▶ **Exercise inputs**:
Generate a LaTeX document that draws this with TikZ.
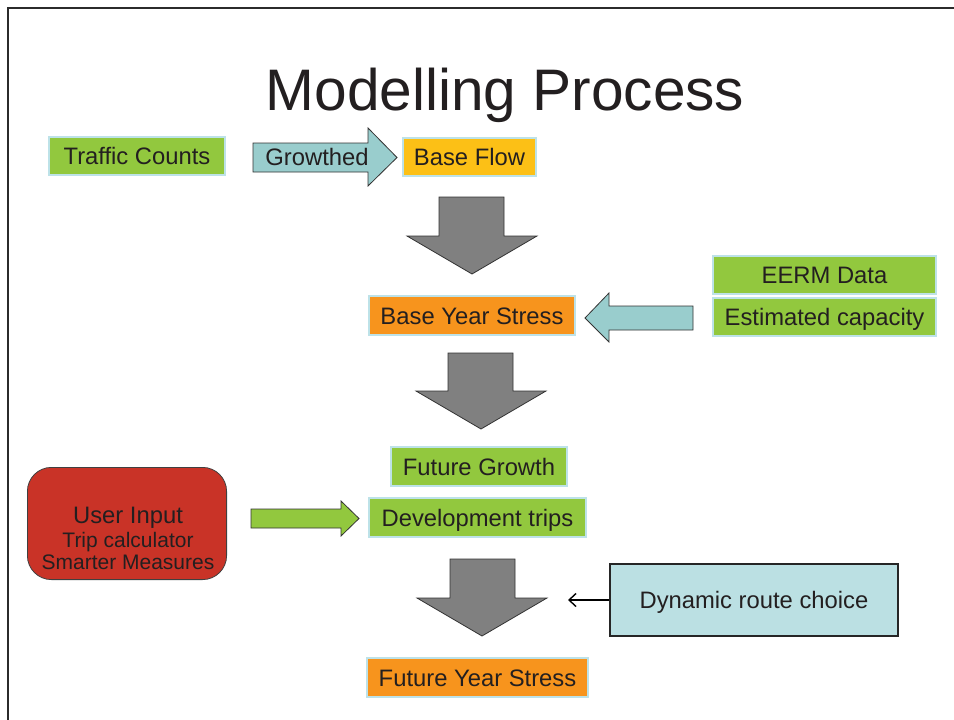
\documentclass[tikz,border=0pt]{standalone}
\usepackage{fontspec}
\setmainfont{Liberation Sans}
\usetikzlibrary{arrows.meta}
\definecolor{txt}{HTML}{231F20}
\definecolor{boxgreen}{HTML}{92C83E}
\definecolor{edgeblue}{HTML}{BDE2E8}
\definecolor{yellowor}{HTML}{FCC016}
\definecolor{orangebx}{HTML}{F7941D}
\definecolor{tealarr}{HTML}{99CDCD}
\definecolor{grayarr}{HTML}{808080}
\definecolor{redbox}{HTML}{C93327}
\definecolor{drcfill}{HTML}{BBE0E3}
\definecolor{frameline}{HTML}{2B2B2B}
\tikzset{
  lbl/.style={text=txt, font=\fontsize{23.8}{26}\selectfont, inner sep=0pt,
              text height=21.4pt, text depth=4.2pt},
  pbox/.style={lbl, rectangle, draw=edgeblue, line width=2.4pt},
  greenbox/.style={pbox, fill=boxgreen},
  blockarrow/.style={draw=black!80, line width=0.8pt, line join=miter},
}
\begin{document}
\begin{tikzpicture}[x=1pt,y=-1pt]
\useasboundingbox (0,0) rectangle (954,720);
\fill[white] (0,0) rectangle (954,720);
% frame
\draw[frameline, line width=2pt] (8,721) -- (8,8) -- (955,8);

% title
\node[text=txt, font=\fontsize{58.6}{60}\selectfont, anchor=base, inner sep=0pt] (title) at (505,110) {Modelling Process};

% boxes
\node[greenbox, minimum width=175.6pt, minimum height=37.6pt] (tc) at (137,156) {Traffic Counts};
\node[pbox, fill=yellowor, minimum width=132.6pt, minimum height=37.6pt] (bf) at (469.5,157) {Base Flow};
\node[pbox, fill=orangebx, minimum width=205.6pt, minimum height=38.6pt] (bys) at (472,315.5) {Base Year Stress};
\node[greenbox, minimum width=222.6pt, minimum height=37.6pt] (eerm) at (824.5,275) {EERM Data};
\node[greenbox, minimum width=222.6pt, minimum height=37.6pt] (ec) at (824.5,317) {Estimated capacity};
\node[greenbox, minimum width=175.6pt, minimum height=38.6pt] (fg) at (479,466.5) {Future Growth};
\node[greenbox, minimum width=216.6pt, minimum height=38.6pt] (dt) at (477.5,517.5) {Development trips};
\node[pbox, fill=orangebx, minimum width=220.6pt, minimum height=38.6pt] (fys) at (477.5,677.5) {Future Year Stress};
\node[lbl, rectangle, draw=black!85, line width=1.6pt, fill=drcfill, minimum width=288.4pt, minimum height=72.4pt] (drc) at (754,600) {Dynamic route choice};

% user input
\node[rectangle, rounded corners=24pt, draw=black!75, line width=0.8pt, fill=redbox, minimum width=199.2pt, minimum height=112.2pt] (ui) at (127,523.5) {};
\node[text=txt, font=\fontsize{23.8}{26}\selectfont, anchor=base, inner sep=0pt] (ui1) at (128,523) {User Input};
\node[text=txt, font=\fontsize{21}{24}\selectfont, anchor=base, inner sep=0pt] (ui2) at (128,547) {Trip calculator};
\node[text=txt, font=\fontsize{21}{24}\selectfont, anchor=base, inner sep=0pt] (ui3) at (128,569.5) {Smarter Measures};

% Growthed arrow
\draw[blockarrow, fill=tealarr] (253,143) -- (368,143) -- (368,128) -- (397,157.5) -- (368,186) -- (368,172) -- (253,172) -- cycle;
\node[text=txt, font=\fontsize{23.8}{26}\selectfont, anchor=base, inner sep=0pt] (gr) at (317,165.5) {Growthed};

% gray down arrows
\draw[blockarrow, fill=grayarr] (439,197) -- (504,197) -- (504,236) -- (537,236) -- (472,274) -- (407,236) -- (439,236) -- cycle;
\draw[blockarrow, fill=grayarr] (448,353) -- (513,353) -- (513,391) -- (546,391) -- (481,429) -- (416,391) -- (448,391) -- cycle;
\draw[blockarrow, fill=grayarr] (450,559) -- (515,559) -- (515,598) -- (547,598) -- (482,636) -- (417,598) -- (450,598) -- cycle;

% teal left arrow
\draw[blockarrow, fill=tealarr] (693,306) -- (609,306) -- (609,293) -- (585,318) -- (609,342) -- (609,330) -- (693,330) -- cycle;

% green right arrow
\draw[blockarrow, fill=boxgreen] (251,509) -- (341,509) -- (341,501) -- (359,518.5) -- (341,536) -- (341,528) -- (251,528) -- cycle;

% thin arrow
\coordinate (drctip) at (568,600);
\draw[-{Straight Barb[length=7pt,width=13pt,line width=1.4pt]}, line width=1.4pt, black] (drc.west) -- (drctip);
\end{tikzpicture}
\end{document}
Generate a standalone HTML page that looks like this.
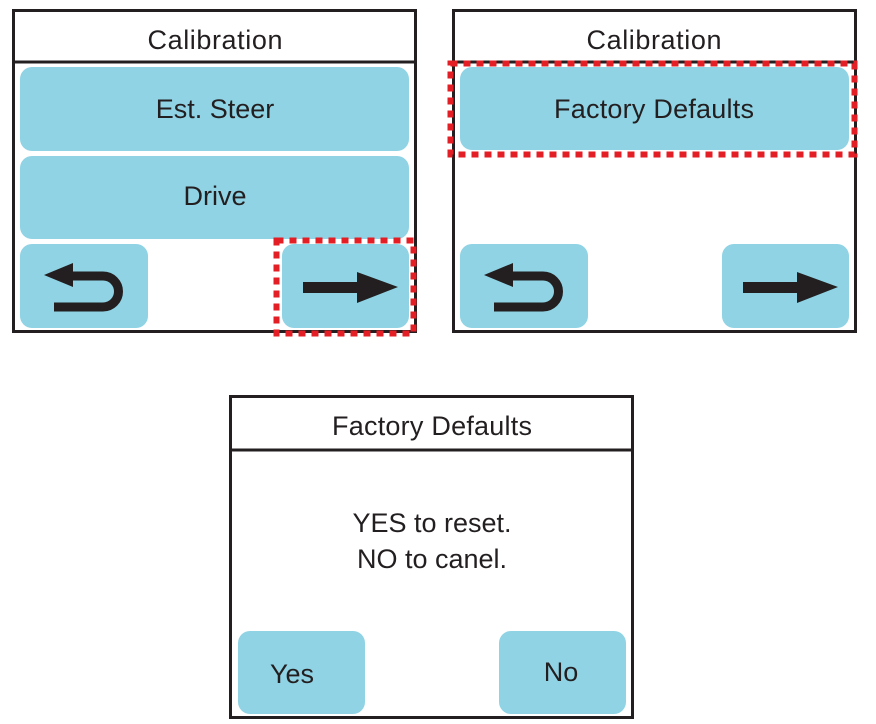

▶ **Given task**: Extract the entries in full, exactly as they are, minus the pictures.

▶ **The completed task**:
Generate a LaTeX document that draws this with TikZ.
\documentclass[tikz,border=0pt]{standalone}
\usepackage{fontspec}
\setmainfont{Liberation Sans}
\usetikzlibrary{arrows.meta}
\definecolor{txt}{HTML}{231F20}
\definecolor{boxgreen}{HTML}{92C83E}
\definecolor{edgeblue}{HTML}{BDE2E8}
\definecolor{yellowor}{HTML}{FCC016}
\definecolor{orangebx}{HTML}{F7941D}
\definecolor{tealarr}{HTML}{99CDCD}
\definecolor{grayarr}{HTML}{808080}
\definecolor{redbox}{HTML}{C93327}
\definecolor{drcfill}{HTML}{BBE0E3}
\definecolor{frameline}{HTML}{2B2B2B}
\tikzset{
  lbl/.style={text=txt, font=\fontsize{23.8}{26}\selectfont, inner sep=0pt,
              text height=21.4pt, text depth=4.2pt},
  pbox/.style={lbl, rectangle, draw=edgeblue, line width=2.4pt},
  greenbox/.style={pbox, fill=boxgreen},
  blockarrow/.style={draw=black!80, line width=0.8pt, line join=miter},
}
\begin{document}
\begin{tikzpicture}[x=1pt,y=-1pt]
\useasboundingbox (0,0) rectangle (954,720);
\fill[white] (0,0) rectangle (954,720);
% frame
\draw[frameline, line width=2pt] (8,721) -- (8,8) -- (955,8);

% title
\node[text=txt, font=\fontsize{58.6}{60}\selectfont, anchor=base, inner sep=0pt] (title) at (505,110) {Modelling Process};

% boxes
\node[greenbox, minimum width=175.6pt, minimum height=37.6pt] (tc) at (137,156) {Traffic Counts};
\node[pbox, fill=yellowor, minimum width=132.6pt, minimum height=37.6pt] (bf) at (469.5,157) {Base Flow};
\node[pbox, fill=orangebx, minimum width=205.6pt, minimum height=38.6pt] (bys) at (472,315.5) {Base Year Stress};
\node[greenbox, minimum width=222.6pt, minimum height=37.6pt] (eerm) at (824.5,275) {EERM Data};
\node[greenbox, minimum width=222.6pt, minimum height=37.6pt] (ec) at (824.5,317) {Estimated capacity};
\node[greenbox, minimum width=175.6pt, minimum height=38.6pt] (fg) at (479,466.5) {Future Growth};
\node[greenbox, minimum width=216.6pt, minimum height=38.6pt] (dt) at (477.5,517.5) {Development trips};
\node[pbox, fill=orangebx, minimum width=220.6pt, minimum height=38.6pt] (fys) at (477.5,677.5) {Future Year Stress};
\node[lbl, rectangle, draw=black!85, line width=1.6pt, fill=drcfill, minimum width=288.4pt, minimum height=72.4pt] (drc) at (754,600) {Dynamic route choice};

% user input
\node[rectangle, rounded corners=24pt, draw=black!75, line width=0.8pt, fill=redbox, minimum width=199.2pt, minimum height=112.2pt] (ui) at (127,523.5) {};
\node[text=txt, font=\fontsize{23.8}{26}\selectfont, anchor=base, inner sep=0pt] (ui1) at (128,523) {User Input};
\node[text=txt, font=\fontsize{21}{24}\selectfont, anchor=base, inner sep=0pt] (ui2) at (128,547) {Trip calculator};
\node[text=txt, font=\fontsize{21}{24}\selectfont, anchor=base, inner sep=0pt] (ui3) at (128,569.5) {Smarter Measures};

% Growthed arrow
\draw[blockarrow, fill=tealarr] (253,143) -- (368,143) -- (368,128) -- (397,157.5) -- (368,186) -- (368,172) -- (253,172) -- cycle;
\node[text=txt, font=\fontsize{23.8}{26}\selectfont, anchor=base, inner sep=0pt] (gr) at (317,165.5) {Growthed};

% gray down arrows
\draw[blockarrow, fill=grayarr] (439,197) -- (504,197) -- (504,236) -- (537,236) -- (472,274) -- (407,236) -- (439,236) -- cycle;
\draw[blockarrow, fill=grayarr] (448,353) -- (513,353) -- (513,391) -- (546,391) -- (481,429) -- (416,391) -- (448,391) -- cycle;
\draw[blockarrow, fill=grayarr] (450,559) -- (515,559) -- (515,598) -- (547,598) -- (482,636) -- (417,598) -- (450,598) -- cycle;

% teal left arrow
\draw[blockarrow, fill=tealarr] (693,306) -- (609,306) -- (609,293) -- (585,318) -- (609,342) -- (609,330) -- (693,330) -- cycle;

% green right arrow
\draw[blockarrow, fill=boxgreen] (251,509) -- (341,509) -- (341,501) -- (359,518.5) -- (341,536) -- (341,528) -- (251,528) -- cycle;

% thin arrow
\coordinate (drctip) at (568,600);
\draw[-{Straight Barb[length=7pt,width=13pt,line width=1.4pt]}, line width=1.4pt, black] (drc.west) -- (drctip);
\end{tikzpicture}
\end{document}
Generate a standalone HTML page that looks like this.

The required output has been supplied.